Our institutions have no capability for responding to crisis with compassion.

The municipality where this took place had just closed a facility a few weeks ago that had been serving unhoused people just a few blocks away, and the new facility that is supposed to take its place hasn't opened yet, and won't open for months at least. (I made a donation in Michael's name to the organization that will be running the new facility; if you'd like to do the same, please let me know and I'll match your gift.) I am wealthy and privileged and have physical and mental health care, along with the resilience granted by having the support of family and friends and community who care, so I'll get past this relatively quickly. But someone else in this position, or even if this had happened to me earlier in life when I was less privileged and more vulnerable, could very easily be permanently thrown off track by trying to recover. I don't expect that the man who attacked me will ever have a stable life or be fully supported, and he deserves to be helped and healed, and I don't yet know what to do about that except try to support the institutions which are trying.

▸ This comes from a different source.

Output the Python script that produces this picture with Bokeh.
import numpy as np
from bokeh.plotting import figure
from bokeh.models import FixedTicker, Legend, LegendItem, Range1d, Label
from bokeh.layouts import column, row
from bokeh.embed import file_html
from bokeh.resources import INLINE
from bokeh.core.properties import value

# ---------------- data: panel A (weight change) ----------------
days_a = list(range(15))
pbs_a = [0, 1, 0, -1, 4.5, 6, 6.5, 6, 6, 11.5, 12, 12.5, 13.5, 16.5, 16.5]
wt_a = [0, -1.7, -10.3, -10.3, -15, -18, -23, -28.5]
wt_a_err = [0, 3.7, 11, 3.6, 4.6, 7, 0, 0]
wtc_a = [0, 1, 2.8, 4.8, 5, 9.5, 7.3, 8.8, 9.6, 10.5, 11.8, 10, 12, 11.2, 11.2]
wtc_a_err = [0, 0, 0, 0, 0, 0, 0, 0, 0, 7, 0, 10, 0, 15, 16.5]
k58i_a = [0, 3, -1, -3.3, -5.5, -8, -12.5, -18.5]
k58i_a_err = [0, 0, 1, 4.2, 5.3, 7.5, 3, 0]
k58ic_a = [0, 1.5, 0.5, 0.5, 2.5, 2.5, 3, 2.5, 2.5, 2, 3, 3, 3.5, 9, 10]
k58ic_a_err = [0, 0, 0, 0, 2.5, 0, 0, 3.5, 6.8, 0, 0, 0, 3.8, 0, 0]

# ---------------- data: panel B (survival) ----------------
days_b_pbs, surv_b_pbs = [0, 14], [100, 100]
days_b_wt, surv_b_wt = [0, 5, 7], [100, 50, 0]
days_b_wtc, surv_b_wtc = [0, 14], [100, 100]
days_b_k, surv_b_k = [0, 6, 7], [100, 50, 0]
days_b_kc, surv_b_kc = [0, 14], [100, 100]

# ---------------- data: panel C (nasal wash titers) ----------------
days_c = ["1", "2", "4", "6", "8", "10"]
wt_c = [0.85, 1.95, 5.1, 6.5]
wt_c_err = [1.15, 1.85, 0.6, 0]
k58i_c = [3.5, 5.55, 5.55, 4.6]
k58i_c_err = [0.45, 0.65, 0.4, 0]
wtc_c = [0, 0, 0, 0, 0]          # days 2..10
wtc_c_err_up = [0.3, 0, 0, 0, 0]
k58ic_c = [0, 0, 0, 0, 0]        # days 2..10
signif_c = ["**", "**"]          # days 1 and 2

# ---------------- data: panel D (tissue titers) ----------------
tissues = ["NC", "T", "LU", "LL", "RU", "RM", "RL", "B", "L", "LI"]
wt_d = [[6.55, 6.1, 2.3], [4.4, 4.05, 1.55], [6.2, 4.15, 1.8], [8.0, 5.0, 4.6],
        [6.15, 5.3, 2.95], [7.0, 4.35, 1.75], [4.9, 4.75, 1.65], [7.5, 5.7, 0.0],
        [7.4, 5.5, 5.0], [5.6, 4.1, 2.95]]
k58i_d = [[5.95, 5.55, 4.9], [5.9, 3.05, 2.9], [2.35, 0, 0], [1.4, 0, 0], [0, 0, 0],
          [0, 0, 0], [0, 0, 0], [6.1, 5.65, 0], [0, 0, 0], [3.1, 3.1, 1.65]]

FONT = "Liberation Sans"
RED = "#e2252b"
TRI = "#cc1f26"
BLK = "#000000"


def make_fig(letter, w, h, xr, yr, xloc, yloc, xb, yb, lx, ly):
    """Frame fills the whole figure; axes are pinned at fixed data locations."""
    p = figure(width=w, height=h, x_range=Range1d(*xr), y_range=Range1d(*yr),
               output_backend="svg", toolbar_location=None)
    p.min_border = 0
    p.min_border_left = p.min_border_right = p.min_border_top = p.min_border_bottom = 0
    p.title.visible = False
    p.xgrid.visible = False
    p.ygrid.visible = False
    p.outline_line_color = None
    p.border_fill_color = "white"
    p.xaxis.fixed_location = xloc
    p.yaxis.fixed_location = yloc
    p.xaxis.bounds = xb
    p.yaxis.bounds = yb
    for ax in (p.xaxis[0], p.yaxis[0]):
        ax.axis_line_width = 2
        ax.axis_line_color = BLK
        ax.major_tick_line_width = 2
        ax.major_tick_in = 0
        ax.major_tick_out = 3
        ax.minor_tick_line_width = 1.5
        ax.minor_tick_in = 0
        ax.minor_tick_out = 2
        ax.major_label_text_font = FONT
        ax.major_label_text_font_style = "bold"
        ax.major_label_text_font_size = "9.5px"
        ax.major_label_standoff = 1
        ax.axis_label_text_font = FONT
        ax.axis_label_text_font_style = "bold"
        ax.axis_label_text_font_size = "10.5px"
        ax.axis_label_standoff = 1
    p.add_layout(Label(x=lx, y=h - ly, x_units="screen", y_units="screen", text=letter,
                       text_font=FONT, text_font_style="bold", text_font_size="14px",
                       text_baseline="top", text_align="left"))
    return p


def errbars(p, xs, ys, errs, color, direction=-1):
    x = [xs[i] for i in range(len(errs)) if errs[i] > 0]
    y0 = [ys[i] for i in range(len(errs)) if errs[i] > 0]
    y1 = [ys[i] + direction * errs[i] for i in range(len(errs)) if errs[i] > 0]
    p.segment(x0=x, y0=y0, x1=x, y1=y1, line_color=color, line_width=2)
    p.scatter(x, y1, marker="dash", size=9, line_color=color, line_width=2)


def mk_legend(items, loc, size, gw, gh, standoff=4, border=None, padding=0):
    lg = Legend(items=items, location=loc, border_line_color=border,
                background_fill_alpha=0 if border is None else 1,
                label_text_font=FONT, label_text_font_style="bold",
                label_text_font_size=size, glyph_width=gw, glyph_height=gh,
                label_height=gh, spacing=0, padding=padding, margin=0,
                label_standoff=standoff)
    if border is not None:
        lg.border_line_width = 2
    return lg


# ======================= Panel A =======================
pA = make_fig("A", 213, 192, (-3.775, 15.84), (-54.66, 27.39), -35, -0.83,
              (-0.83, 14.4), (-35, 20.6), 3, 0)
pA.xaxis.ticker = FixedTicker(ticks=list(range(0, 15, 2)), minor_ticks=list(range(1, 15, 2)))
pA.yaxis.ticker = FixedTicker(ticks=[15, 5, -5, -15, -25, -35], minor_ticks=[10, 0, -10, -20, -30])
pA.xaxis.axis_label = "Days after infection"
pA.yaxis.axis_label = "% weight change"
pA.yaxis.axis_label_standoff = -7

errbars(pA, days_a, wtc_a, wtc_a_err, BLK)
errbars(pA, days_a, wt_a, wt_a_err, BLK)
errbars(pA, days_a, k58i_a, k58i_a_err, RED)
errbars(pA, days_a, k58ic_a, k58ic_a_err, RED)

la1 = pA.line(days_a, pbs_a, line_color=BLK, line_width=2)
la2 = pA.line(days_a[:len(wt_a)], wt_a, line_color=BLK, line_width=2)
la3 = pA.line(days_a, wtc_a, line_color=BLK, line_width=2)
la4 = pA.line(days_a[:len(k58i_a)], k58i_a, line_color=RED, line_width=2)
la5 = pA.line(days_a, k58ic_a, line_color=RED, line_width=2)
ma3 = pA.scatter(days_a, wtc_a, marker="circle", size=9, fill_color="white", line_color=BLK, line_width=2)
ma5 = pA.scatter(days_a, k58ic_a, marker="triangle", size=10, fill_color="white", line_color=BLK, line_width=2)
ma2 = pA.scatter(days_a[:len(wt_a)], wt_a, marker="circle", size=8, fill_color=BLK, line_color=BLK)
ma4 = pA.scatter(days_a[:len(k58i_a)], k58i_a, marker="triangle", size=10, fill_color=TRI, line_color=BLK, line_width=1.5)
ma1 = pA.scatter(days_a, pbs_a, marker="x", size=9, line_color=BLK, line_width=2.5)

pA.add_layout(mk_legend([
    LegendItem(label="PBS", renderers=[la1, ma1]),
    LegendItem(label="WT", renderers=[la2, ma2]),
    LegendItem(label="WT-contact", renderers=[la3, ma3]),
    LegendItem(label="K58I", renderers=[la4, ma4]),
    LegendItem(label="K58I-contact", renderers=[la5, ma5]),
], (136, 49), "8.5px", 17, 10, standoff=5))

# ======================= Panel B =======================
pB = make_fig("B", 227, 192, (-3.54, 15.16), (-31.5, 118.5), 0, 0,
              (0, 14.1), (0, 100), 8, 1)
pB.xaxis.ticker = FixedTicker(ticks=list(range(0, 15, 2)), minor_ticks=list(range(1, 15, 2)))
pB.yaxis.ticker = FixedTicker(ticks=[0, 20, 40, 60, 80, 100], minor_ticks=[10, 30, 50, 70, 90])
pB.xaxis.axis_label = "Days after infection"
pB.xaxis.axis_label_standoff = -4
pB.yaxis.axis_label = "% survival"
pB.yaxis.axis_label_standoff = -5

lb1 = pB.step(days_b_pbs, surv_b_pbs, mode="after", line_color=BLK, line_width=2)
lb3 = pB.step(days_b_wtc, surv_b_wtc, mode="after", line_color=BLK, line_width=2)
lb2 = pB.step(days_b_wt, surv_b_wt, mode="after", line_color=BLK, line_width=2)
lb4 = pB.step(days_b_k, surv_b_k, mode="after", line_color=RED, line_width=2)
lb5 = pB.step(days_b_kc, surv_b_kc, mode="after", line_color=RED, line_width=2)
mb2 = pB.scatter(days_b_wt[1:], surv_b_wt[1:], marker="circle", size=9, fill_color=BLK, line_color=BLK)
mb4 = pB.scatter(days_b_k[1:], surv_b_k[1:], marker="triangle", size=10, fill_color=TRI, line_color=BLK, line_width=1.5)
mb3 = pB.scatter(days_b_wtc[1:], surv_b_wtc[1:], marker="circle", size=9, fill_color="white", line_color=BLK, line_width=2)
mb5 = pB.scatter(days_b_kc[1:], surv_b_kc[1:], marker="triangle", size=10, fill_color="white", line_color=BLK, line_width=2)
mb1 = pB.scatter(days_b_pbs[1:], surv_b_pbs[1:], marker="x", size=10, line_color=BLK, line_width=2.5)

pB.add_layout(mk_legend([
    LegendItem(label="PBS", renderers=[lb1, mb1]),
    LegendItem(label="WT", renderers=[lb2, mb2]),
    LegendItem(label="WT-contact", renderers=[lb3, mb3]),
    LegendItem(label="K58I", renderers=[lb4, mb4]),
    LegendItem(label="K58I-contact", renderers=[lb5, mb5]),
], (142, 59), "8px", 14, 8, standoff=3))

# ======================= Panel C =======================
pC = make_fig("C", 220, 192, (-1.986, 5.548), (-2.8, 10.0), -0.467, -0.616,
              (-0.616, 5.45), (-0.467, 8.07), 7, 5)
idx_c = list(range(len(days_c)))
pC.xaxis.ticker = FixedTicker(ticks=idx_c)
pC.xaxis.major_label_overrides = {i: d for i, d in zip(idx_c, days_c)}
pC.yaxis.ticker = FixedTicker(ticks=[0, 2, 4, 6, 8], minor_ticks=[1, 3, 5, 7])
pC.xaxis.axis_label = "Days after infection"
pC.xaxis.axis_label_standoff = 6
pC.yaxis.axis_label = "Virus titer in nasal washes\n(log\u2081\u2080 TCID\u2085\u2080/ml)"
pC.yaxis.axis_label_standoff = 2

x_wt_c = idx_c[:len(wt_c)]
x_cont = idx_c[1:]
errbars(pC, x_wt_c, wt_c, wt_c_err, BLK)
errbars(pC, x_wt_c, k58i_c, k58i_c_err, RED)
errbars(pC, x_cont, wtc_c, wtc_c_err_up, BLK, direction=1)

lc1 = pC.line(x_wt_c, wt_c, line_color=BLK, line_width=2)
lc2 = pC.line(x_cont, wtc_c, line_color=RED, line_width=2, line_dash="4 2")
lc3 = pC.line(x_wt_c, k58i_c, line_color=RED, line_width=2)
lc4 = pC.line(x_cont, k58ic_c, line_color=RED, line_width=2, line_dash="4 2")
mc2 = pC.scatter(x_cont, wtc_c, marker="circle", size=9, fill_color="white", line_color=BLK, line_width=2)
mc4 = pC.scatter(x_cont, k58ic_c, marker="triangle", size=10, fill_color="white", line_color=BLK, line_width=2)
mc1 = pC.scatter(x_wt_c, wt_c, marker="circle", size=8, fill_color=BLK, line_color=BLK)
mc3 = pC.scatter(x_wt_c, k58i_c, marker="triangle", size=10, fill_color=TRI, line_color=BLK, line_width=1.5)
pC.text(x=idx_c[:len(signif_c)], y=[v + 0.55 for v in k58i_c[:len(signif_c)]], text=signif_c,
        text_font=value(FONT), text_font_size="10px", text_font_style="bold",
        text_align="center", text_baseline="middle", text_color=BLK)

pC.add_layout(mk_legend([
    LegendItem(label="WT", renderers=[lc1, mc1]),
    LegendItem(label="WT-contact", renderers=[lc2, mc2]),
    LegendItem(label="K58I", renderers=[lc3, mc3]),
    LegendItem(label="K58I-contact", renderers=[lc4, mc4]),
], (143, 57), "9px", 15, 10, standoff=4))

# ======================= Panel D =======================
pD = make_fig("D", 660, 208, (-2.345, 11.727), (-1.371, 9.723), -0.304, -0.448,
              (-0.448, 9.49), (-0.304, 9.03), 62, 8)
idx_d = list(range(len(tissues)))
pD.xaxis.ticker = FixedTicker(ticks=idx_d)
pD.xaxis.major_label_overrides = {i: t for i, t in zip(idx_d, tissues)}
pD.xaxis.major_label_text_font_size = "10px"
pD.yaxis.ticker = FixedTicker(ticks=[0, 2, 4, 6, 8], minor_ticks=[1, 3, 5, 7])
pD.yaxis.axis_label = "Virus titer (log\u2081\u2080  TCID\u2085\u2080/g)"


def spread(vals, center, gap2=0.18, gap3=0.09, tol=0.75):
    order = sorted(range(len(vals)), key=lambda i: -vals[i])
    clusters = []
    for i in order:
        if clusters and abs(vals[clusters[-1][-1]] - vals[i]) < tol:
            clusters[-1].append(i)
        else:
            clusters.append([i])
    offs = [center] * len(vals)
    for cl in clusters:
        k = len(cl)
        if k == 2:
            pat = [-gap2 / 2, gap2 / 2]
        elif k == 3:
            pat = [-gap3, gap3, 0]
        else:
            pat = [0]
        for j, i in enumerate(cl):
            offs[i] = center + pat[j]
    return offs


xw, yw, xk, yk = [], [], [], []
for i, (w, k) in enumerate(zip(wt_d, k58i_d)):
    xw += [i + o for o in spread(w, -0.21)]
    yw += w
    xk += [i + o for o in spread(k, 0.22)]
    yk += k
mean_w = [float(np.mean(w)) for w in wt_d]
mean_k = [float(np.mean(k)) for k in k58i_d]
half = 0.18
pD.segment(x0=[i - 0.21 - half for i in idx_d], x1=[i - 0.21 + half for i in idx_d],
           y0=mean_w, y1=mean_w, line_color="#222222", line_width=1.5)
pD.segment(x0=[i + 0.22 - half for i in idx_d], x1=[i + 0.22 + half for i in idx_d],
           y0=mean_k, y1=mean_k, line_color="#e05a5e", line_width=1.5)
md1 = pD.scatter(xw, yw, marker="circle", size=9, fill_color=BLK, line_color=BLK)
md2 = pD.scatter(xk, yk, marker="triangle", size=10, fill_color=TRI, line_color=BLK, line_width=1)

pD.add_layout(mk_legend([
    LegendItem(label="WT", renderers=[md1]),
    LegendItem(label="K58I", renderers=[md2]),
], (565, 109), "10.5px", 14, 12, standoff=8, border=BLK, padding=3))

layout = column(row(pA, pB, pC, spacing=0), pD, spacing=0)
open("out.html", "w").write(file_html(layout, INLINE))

In short, I’m okay, but I’m really really sad. Everything about this makes me so sad, for reasons best encapsulated in what Michael later emailed me: “Our country faces so many problems—a lot of that seemed to come out at the cafe unfortunately” which I think is an eloquent and unfortunately apt summation. But I also saw a stranger show  love, compassion, courage and kindness in a moment of genuine fear, and I am hoping that's the part of this experience that endures.